3. Know what to ask for. Are other people at your firm getting raises? How is your company doing? Is it hiring people or laying them off? Even companies cutting back don’t want to lose experienced employees. That doesn’t mean you’ll get a raise, but it will help if your request is grounded in reality.

It’s also important to know how you stack up against others in your position. If you’ve been at your company a long time, you may not be making as much as recent hires. Use tools such as PayScale.com’s salary calculator to research compensation by experience level, company size, and the city where you work. You can also talk to colleagues or even co-workers who have recently left your company about how much people make in your position. It’s still taboo to talk about salary, but if you ask for ranges, it’ll be an easier discussion to have.

4. Ask. Seems like the obvious place to start, but 56% of workers have never asked for a raise, according to a recent CareerBuilder survey. Sure, it can be an uncomfortable conversation, but this stat from the survey should give you courage: Two-thirds of workers who asked for a raise received one.

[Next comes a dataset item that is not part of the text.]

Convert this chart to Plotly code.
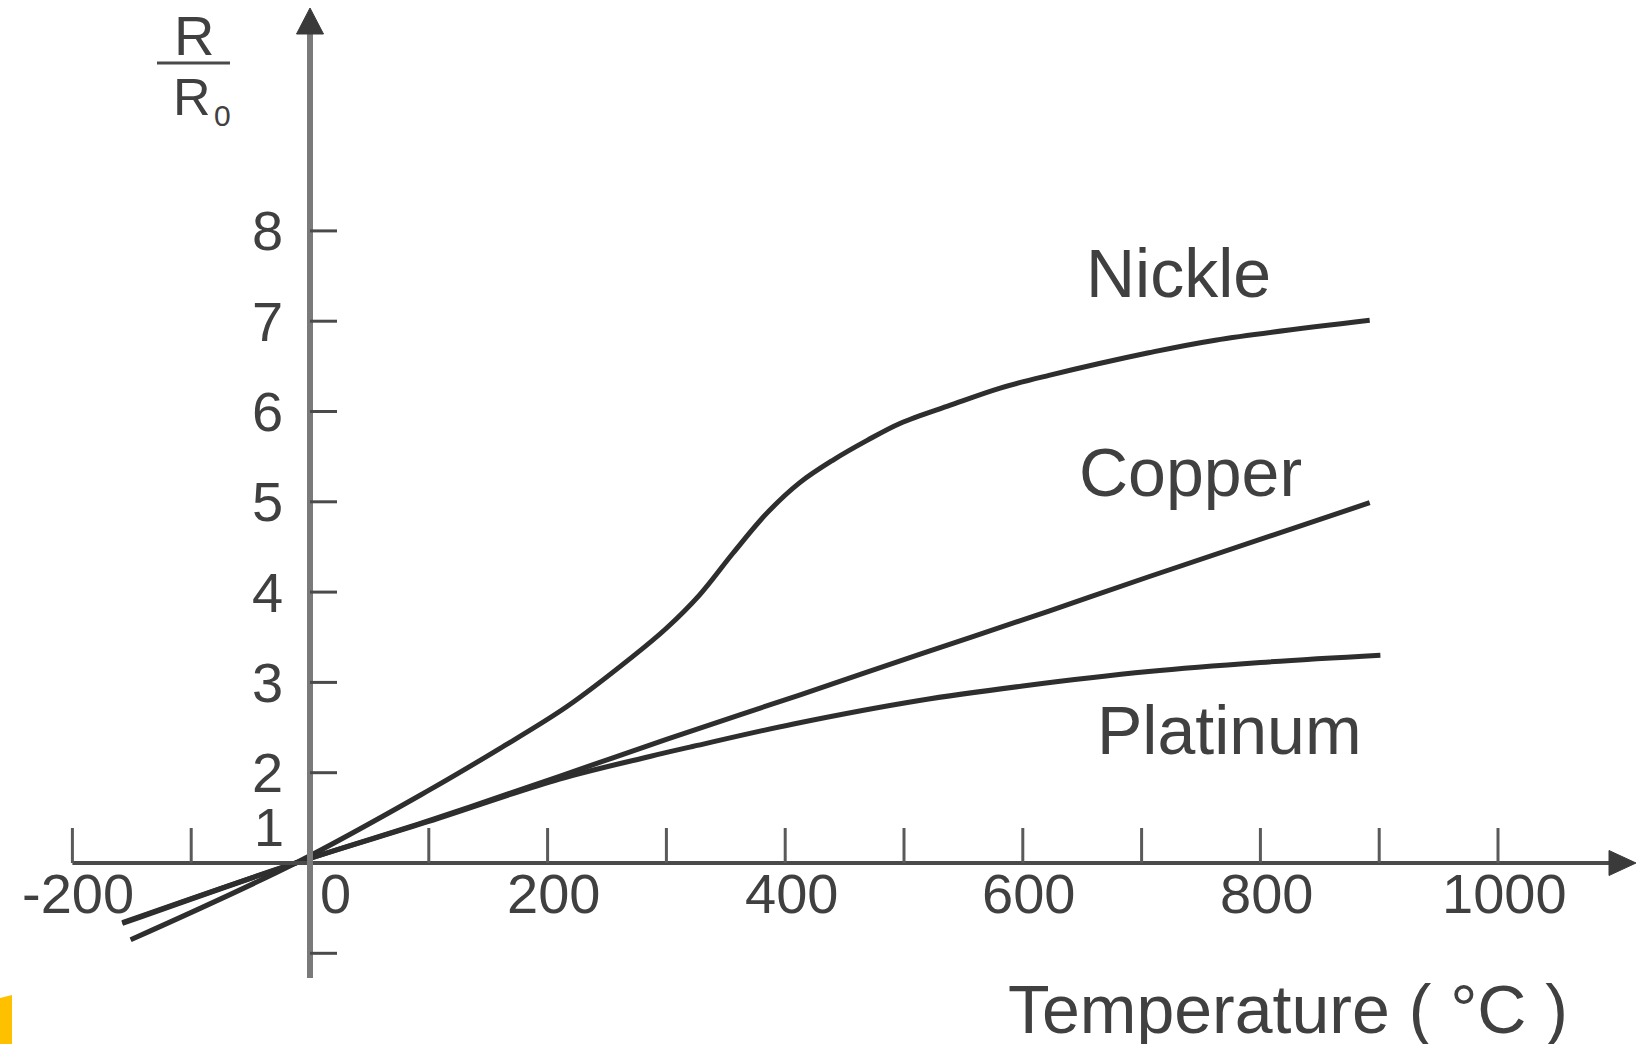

And now is a good time to have the conversation. Companies draw up their budgets for the next year in the fall, beginning in September. Wait till December to talk with your boss and it may be too late.

5. Don’t take no for an answer. If your manager isn’t willing to give you the pay bump you’re looking for, ask what you can do to get it down the road. Take notes and set a time to follow up. After the meeting, send an email thanking your boss for talking with you and summarize what you discussed so you have in writing what was laid out.

If a bigger than average pay increase isn’t in the cards because budgets are tight, consider other perks that you’d value. “Smart companies are retaining their talent in a myriad of ways besides salary increases,” says Driscoll. That includes one-time bonuses, working a flexible schedule, additional vacation days, telecommuting, covering more of the cost of health benefits, a richer 401(k) contribution, even cell phone reimbursement. “There are other ways to increase your salary without getting a pay raise,” he says.